Pediatric ADHD is more common in boys than in girls.90 This sex-based difference, however, appears less marked in adult ADHD.58,91,92 Relative to boys with ADHD, lower rates of externalizing disorders in girls have been found.90,93 The presence of an externalizing comorbid condition increases the likelihood that a child will be clinically referred for ADHD. Referral biases are possibly less salient for adults who, unlike children, can refer themselves for treatment. While this hypothesis has intuitive appeal, future studies should consider possible sex-based differences in ADHD across the life span.

Further research is needed to clarify whether the DSM-IV approach to ADHD should be modified for adults. DSM-IV recognizes developmental changes in the expression of ADHD in several ways. It cautions diagnosticians that with maturation, symptoms become less conspicuous. Older children may be restless and fidgety but not overly hyperactive. With age, inattention may predominate as tasks at school require increasing levels of attention. DSM specifies that symptoms are considered present only if they are maladaptive and inconsistent with developmental level.

DSM-IV includes the category of ADHD in partial remission for individuals (especially adolescents and adults) who currently have symptoms but no longer meet full criteria. The net effect of developmental changes is to make it more difficult for children with ADHD to meet criteria for the disorder as they get older. Although this reflects the true remission of the disorder to some extent, it may also be because of the use of insensitive diagnostic criteria.

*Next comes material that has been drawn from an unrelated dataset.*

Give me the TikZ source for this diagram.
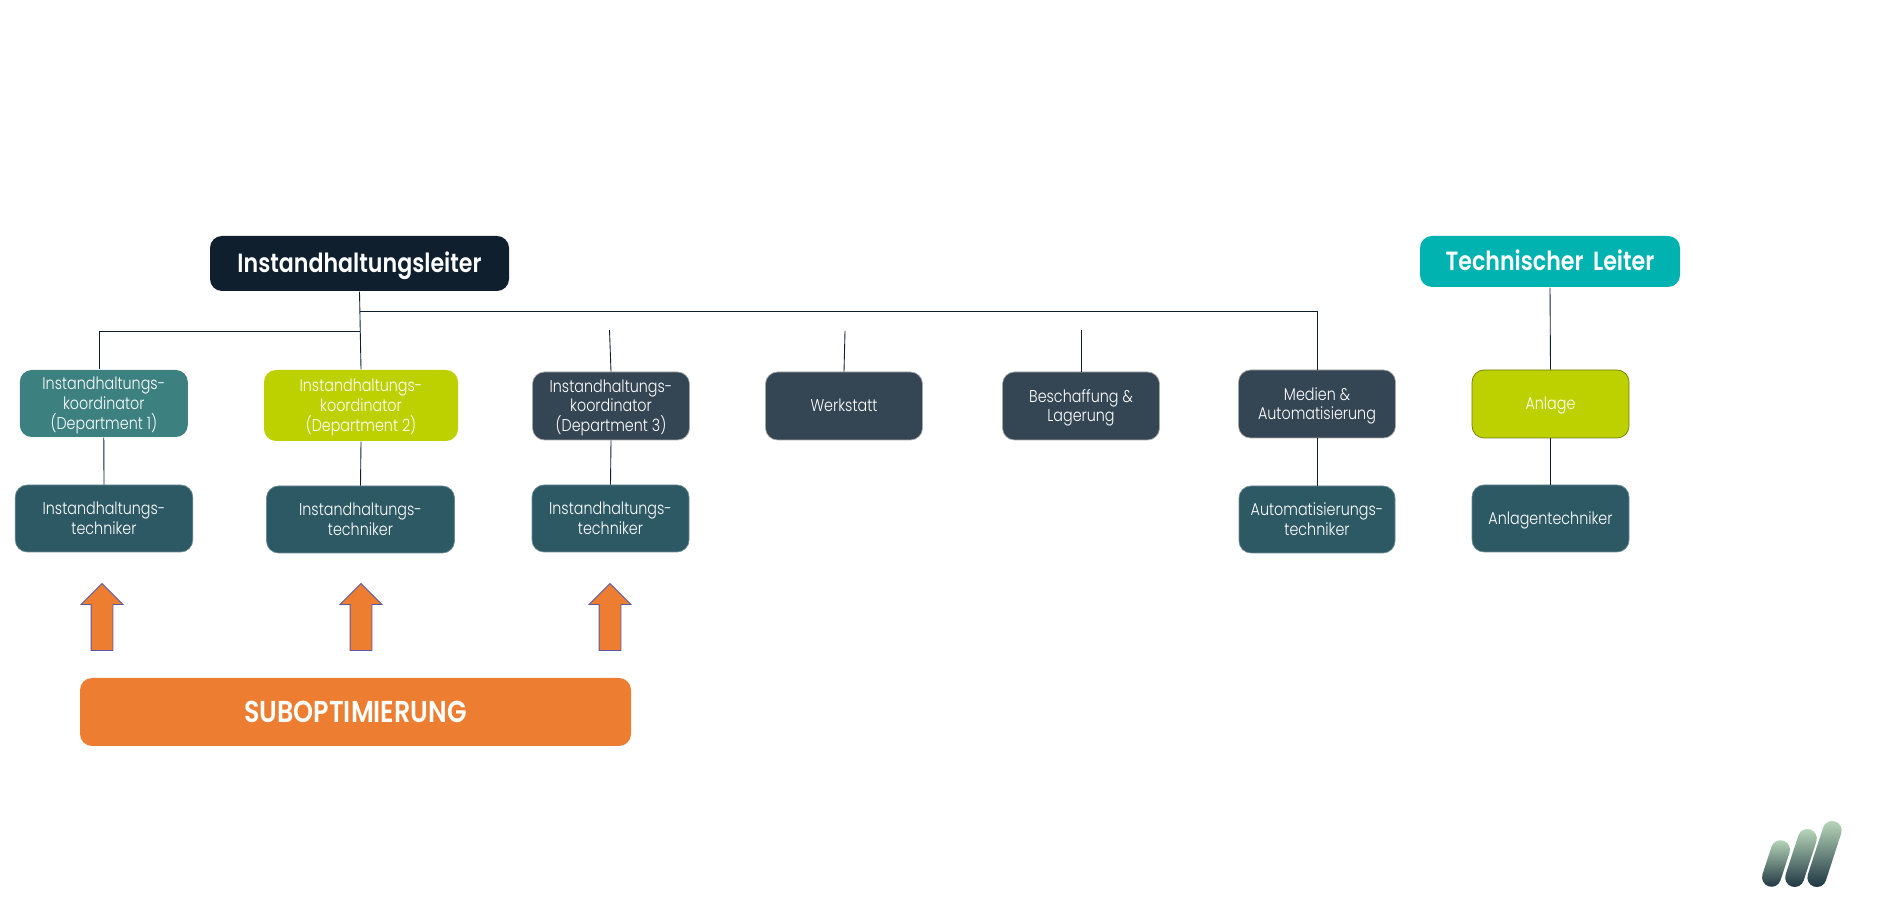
\documentclass[tikz,border=0pt]{standalone}
\usepackage{fontspec}
\setmainfont{Poppins}[FakeStretch=0.84,UprightFont=* Light,BoldFont=* SemiBold]
\usepackage{xcolor}
\usetikzlibrary{shapes,arrows,positioning,calc}
\definecolor{leiterblue}{HTML}{0F1F2E}
\definecolor{koordteal}{HTML}{3C8080}
\definecolor{lime}{HTML}{BDD000}
\definecolor{slate}{HTML}{344554}
\definecolor{techteal}{HTML}{2D5964}
\definecolor{cyanbox}{HTML}{00B2B0}
\definecolor{subopt}{HTML}{ED7D31}
\newcommand{\firstln}{\rule{0pt}{1em}}

\begin{document}
\begin{tikzpicture}[
    box/.style={rounded corners=0.12cm, align=center, text=white, inner sep=0pt, font=\fontsize{4.85}{5.65}\selectfont, execute at begin node={\rule{0pt}{.95em}}, execute at end node={\rule[-.3em]{0pt}{.3em}}},
    unit/.style={box, fill=slate, draw=gray!70, line width=0.2pt, minimum width=1.57cm, minimum height=0.68cm},
    tech/.style={box, fill=techteal, draw=techteal!70, line width=0.2pt, minimum height=0.67cm},
    head/.style={box, font=\fontsize{7.5}{8}\selectfont\bfseries, minimum height=0.55cm, execute at begin node={\rule{0pt}{.99em}}},
    link/.style={line width=0.25pt, draw=leiterblue},
    uparrow/.style={single arrow, draw=blue!30!gray, line width=0.25pt, fill=subopt, rotate=90, minimum height=0.67cm, single arrow head extend=0.10cm, inner xsep=0pt, inner ysep=0.105cm},
    pill/.style={rounded corners=0.095cm, minimum width=0.19cm, inner sep=0pt, rotate=-18, top color=green!30!gray!40, middle color=techteal!75!black, bottom color=leiterblue!70!techteal}
]
    \useasboundingbox (0,0) rectangle (18.82,9.15);

    % Top level
    \node[head, fill=leiterblue, minimum width=2.99cm] (leiter) at (3.595,6.515) {Instandhaltungsleiter};
    \node[head, fill=cyanbox, minimum width=2.60cm, minimum height=0.51cm] (techleiter) at (15.50,6.535) {Technischer \,Leiter};

    % Second row
    \node[box, fill=koordteal, minimum width=1.68cm, minimum height=0.67cm] (koord1) at (1.038,5.115) {\firstln Instandhaltungs-\\koordinator\\(Department 1)};
    \node[box, fill=lime, minimum width=1.94cm, minimum height=0.71cm] (koord2) at (3.61,5.095) {\firstln Instandhaltungs-\\koordinator\\(Department 2)};
    \node[unit] (koord3) at (6.11,5.09) {\firstln Instandhaltungs-\\koordinator\\(Department 3)};
    \node[unit] (werkstatt) at (8.44,5.09) {Werkstatt};
    \node[unit] (beschaffung) at (10.81,5.09) {\firstln Beschaffung \&\\Lagerung};
    \node[unit] (medien) at (13.17,5.11) {\firstln Medien \&\\Automatisierung};
    \node[unit, fill=lime, draw=lime!60!black] (anlage) at (15.505,5.11) {Anlage};

    % Third row
    \node[tech, minimum width=1.775cm] (tech1) at (1.04,3.965) {\firstln Instandhaltungs-\\techniker};
    \node[tech, minimum width=1.88cm] (tech2) at (3.605,3.955) {\firstln Instandhaltungs-\\techniker};
    \node[tech, minimum width=1.57cm] (tech3) at (6.105,3.965) {\firstln Instandhaltungs-\\techniker};
    \node[tech, minimum width=1.56cm] (autotech) at (13.17,3.955) {\firstln Automatisierungs-\\techniker};
    \node[tech, minimum width=1.57cm] (anlagetech) at (15.505,3.965) {Anlagentechniker};

    % Free ends of the short lines
    \coordinate (stub3) at (6.095,5.85);
    \coordinate (stubw) at (8.45,5.84);
    \coordinate (stubb) at (10.81,5.85);

    % Lines
    \draw[link] (leiter.south) -- (koord2.north);
    \draw[link] (leiter.south) ++(0,-0.40) -| ([xshift=-0.04cm]koord1.north);
    \draw[link] (leiter.south) ++(0,-0.20) -| (medien.north);
    \draw[link] (stub3) -- (koord3.north);
    \draw[link] (stubw) -- (werkstatt.north);
    \draw[link] (stubb) -- (beschaffung.north);
    \draw[link] (techleiter.south) -- (anlage.north);
    \draw[link] (koord1.south) -- (tech1.north);
    \draw[link] (koord2.south) -- (tech2.north);
    \draw[link] (koord3.south) -- (tech3.north);
    \draw[link] (medien.south) -- (autotech.north);
    \draw[link] (anlage.south) -- (anlagetech.north);

    % Arrows and bar
    \node[uparrow] (pfeil1) at (1.02,2.925) {};
    \node[uparrow] (pfeil2) at (3.61,2.925) {};
    \node[uparrow] (pfeil3) at (6.10,2.925) {};
    \node[box, fill=subopt, font=\fontsize{8.6}{9}\selectfont\bfseries, minimum width=5.51cm, minimum height=0.68cm, execute at begin node={\rule{0pt}{.99em}}] (suboptbar) at (3.555,2.03) {SUBOPTIMIERUNG};

    % Logo
    \node[pill, minimum height=0.48cm] (logo1) at (17.76,0.515) {};
    \node[pill, minimum height=0.60cm] (logo2) at (18.01,0.57) {};
    \node[pill, minimum height=0.685cm] (logo3) at (18.245,0.61) {};
\end{tikzpicture}
\end{document}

For example, Barkley and colleagues23 examined the utility of DSM criteria for ADHD when used with adults, and they showed that only 6 to 8 symptoms were required to diagnose ADHD in adults. (DSM-IV stipulates that 12 symptoms must be present to diagnose ADHD.) The single symptom of "often being distractible" was sufficient to differentiate ADHD from typically developing adults while 5 to 7 more symptoms were needed to discriminate those with ADHD from clinic-referred adults. Inattention and verbal impulsivity symptoms were the best discriminators between patients with ADHD and clinical controls.23 Barkley's work as well as the work of others on the developmental sensitivity of ADHD symptoms has clear implications for the development of DSM-V.

Also relevant to DSM-V, the age-of-onset criterion (onset before 7 years) has virtually no empirical support.56 Other investigators have argued that the onset criterion should be broadened to include midadolescence or more generically phrased as "onset in childhood."23

Finally, as a function of educational and occupational impairments, clinicians may be asked to make recommendations concerning the need for and types of accommodations for those settings. In addition to a need for the clinician to be familiar with the standards of the Americans with Disabilities Act, which is required for obtaining such accommodations, it will also be important for future research to consider which accommodations are effective. For as often as they are used, there is remarkably little evidence that "extra time on tests" and/or "testing in a quiet, nondistracting environment" are effective for adults with ADHD.